One of the great things about being a Snowflake customer is you’ll never have to perform upgrades and patches. Snowflake performs upgrades and patches for you, transparently with no down time or degraded performance.
Upgrades and patches happen so seamlessly, I suspect most customers would have no idea what release of the Snowflake platform they’re currently running. I know I don’t. That’s a good thing. Old features keep working as Snowflake enables new features on an ongoing basis.
There are times when it’s useful to know what version of Snowflake you’re running. You can check what version of Snowflake you’re running using the CURRENT_VERSION() function:
select CURRENT_VERSION();
At the time of this writing, the current version of Snowflake is 4.39.5. There are situations where it’s useful to know when Snowflake performed upgrades and patches over time. For example, if you have a SQL statement that you didn’t change and it performed differently than before, one explanation could be a change of Snowflake version.

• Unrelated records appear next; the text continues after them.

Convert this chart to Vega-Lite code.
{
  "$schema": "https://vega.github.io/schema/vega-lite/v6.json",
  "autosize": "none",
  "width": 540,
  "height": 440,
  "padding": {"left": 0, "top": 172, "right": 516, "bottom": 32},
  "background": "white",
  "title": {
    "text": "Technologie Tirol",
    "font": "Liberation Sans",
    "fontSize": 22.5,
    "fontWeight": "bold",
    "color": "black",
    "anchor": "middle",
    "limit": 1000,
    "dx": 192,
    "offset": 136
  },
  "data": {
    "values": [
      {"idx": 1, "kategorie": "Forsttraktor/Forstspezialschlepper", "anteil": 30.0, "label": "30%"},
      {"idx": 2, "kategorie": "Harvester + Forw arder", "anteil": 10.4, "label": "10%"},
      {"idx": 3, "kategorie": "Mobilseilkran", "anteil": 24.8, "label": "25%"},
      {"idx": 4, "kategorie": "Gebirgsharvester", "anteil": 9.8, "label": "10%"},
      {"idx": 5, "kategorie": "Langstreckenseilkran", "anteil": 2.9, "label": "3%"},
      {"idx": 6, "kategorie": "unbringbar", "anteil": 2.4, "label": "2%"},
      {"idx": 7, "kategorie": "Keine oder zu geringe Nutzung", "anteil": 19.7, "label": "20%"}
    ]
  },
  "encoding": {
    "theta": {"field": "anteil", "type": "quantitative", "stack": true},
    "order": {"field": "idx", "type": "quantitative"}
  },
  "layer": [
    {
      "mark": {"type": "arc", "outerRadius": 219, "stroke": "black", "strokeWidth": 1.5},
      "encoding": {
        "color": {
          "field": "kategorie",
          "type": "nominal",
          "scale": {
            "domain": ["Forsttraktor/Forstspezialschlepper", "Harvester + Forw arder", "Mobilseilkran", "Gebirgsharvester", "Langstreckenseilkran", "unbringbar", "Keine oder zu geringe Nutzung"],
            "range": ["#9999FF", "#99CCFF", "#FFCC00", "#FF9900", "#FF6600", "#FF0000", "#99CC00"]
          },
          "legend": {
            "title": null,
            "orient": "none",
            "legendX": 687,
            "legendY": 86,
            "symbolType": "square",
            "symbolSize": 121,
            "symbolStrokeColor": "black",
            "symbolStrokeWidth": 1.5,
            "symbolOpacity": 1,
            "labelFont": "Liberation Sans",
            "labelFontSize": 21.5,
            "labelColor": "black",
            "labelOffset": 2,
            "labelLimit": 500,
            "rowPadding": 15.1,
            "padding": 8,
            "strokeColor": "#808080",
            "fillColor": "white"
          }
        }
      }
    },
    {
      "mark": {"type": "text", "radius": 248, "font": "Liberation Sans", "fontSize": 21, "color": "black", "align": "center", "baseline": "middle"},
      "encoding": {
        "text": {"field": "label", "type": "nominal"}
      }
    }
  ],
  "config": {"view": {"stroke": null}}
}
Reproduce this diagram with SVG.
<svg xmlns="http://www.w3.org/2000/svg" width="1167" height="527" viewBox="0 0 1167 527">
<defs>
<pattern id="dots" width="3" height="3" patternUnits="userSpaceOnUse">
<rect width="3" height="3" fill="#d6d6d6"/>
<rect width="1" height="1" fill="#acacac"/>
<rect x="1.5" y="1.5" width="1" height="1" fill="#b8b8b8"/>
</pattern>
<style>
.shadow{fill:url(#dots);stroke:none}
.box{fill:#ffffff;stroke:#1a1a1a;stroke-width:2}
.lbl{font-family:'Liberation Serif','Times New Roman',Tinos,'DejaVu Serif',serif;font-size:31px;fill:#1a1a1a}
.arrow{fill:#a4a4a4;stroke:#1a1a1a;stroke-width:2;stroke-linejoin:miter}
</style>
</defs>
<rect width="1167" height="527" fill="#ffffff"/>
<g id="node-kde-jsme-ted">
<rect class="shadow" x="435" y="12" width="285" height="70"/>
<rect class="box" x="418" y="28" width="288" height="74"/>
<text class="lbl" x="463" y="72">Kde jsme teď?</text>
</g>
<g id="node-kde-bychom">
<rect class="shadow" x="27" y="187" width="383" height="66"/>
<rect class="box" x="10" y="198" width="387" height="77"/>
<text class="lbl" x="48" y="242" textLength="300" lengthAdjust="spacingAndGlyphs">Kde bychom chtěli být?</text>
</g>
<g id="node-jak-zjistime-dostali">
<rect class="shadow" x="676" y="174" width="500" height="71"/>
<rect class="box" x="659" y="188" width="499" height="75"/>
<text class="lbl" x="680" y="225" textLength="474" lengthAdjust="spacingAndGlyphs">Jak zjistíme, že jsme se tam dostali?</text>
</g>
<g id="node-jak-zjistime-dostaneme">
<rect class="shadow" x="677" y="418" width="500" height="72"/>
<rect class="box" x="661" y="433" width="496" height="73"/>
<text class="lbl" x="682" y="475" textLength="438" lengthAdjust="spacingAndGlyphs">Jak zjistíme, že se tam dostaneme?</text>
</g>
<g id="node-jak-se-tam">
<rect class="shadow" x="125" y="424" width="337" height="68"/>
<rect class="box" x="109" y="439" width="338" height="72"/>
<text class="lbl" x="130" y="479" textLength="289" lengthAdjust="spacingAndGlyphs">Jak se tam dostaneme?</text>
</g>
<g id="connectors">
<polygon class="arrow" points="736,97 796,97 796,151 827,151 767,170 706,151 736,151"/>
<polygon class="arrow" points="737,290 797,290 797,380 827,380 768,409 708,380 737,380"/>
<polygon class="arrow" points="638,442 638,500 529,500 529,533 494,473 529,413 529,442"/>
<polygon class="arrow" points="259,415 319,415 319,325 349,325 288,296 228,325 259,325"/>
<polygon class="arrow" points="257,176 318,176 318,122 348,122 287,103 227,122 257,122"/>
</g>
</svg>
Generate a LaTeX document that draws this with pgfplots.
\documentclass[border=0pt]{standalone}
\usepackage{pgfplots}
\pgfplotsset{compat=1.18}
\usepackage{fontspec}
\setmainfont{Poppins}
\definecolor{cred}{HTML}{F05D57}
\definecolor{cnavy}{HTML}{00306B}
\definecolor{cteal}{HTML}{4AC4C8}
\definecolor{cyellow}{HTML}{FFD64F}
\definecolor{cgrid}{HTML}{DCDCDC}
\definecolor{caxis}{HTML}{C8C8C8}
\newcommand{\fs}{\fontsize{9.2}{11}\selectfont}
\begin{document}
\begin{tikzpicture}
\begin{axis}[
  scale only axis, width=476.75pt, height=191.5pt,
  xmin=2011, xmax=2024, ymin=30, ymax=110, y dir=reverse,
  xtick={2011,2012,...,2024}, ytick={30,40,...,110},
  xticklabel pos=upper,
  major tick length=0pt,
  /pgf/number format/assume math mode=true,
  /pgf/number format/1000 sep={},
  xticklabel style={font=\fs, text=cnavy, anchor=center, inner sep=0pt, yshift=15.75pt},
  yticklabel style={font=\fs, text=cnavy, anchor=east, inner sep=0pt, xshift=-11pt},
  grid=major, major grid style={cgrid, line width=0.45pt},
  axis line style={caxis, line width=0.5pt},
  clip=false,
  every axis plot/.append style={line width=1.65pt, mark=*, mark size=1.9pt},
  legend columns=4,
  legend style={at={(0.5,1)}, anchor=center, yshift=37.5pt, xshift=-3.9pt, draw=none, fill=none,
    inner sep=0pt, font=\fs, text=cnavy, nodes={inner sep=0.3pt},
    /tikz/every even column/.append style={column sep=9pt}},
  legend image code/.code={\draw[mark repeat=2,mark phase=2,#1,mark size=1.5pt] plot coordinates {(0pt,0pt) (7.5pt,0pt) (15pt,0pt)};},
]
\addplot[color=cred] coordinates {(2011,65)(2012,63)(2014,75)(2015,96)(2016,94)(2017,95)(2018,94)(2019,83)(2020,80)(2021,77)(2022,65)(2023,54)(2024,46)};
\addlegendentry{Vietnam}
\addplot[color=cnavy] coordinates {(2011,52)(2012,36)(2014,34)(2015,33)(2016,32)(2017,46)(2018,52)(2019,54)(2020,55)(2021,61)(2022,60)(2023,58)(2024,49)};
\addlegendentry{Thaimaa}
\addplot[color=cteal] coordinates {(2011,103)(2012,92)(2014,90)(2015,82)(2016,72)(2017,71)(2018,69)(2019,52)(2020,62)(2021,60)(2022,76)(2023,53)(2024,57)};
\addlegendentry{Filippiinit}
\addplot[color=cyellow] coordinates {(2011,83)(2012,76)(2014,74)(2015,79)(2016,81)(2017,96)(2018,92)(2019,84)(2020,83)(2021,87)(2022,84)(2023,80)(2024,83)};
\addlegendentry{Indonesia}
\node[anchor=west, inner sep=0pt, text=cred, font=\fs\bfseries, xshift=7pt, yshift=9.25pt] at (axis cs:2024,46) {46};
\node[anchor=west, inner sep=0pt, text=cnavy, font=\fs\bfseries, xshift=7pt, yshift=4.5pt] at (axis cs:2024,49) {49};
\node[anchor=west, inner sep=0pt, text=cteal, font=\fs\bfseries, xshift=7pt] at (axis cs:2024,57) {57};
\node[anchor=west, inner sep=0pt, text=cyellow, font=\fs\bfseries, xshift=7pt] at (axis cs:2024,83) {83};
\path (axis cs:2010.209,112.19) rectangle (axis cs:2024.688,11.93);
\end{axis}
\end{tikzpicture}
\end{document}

You can check your Snowflake version over time running this statement:
select to_date(min(START_TIME)) as START_DATE,
to_date(max(START_TIME)) as END_DATE,
RELEASE_VERSION as SNOWFLAKE_VERSION
from "SNOWFLAKE"."ACCOUNT_USAGE"."QUERY_HISTORY"
group by RELEASE_VERSION
having START_DATE >= current_date - 30 -- Check upgrades for previous 30 days
order by START_DATE desc;
If you see a change in version between the times your regularly run statement executed differently, that could be one possibility. To help confirm that, you can go to the query history in the Snowflake UI and examine the query profiles for each query. If they look the same, the version upgrade isn’t the explanation for the difference. If they look different, the version upgrade could be a possible reason.